Key Objectives of the 1969 Move

  • Financial Inclusion: Before 1969, private banks were primarily concentrated in urban areas, serving large industrial houses. Nationalisation aimed to expand the banking network into rural and semi-urban regions.
  • Sectoral Credit Allocation: The government sought to redirect credit toward neglected sectors such as agriculture and small-scale industries, which were vital for the Indian economy but ignored by profit-driven private lenders.
  • Ending Class Banking: The policy intended to shift the focus from class banking to mass banking, ensuring that credit was accessible to the common man rather than a few privileged business groups.
  • Economic Stability: By bringing major banks under state control, the government aimed to prevent bank failures and protect the savings of the general public.

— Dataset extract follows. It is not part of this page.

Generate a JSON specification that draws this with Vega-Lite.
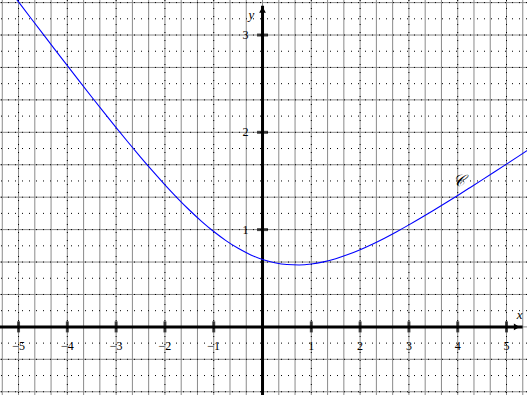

Impact on the Indian Economy

  • Branch Expansion: There was a massive surge in the number of bank branches across India. Rural branches increased significantly, helping to monetize the rural economy and encourage the habit of saving among farmers.
  • Green Revolution Support: Nationalised banks provided the necessary credit to farmers to purchase high-yield variety seeds and fertilizers, which was a critical factor in the success of the Green Revolution.
  • Priority Sector Lending: The introduction of Priority Sector Lending norms ensured that a fixed percentage of bank credit reached agriculture and small businesses, fostering more equitable growth.
  • Public Trust: Government ownership provided a sovereign guarantee to depositors, leading to a massive increase in household savings being funneled into the formal financial system.

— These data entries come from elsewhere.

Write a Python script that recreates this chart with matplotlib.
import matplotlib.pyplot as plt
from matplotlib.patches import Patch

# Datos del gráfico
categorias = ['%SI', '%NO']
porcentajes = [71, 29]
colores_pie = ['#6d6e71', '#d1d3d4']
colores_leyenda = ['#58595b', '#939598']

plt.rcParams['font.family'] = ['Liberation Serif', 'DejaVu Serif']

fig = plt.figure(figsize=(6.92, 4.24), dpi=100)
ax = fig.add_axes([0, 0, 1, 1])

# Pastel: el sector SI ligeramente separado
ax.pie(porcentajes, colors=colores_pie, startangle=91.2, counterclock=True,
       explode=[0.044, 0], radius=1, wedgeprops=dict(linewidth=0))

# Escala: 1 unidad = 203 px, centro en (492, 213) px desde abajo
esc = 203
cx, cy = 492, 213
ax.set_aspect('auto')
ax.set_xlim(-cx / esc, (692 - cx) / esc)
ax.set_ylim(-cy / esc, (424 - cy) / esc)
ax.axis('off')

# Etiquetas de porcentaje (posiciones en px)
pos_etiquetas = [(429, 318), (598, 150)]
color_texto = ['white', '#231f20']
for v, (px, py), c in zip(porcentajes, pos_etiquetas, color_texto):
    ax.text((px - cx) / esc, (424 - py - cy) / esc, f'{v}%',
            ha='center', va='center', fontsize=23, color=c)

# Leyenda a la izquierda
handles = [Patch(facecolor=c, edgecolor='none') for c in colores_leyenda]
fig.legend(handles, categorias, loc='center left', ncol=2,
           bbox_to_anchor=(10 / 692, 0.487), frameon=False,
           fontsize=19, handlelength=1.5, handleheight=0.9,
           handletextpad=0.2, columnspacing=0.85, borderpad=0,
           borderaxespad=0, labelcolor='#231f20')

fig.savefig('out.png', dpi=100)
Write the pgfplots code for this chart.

Current Challenges and Criticisms

  • While nationalisation achieved social goals, it led to certain structural inefficiencies over time.
  • Many public sector banks began to struggle with a high volume of non-performing assets, often attributed to political interference in lending decisions and a lack of modern risk assessment tools.
  •  The lack of competition for several decades also resulted in lower levels of customer service and slower technological adoption compared to the private banks that emerged after the 1991 reforms.

Way Forward

  • The banking sector must now strike a balance between social responsibility and commercial viability. Strengthening the autonomy of public sector bank boards is essential to reduce political interference in credit decisions. 
  • The government should focus on the consolidation of smaller banks to create larger, more resilient entities capable of competing globally. 
  • Embracing digital banking and financial technology will be crucial for reaching the last mile without the high overhead costs of physical branches.

Conclusion

Bank nationalisation was a defining moment that democratized credit and laid the foundation for rural development in India. While it successfully transitioned the country from class banking to mass banking, the modern economy demands higher efficiency and capital agility.

Source: Indian Express

PRACTICE QUESTION

Q. Examine the primary economic objectives behind the nationalization of banks in 1969. To what extent did this move succeed in addressing the credit needs of the 'priority sectors' of the Indian economy? (250 words) 

Key Insights 

Public Sector Banks in India are financial institutions where the Union Government or other state-run organizations hold a majority stake of 51 percent or more. These entities play a critical role in achieving financial inclusion and implementing various social welfare schemes across the country. Following major consolidation drives, the number of these banks has been streamlined to improve operational efficiency and capital adequacy. They are regulated by the Reserve Bank of India under the Banking Regulation Act of 1949 and the Reserve Bank of India Act of 1934.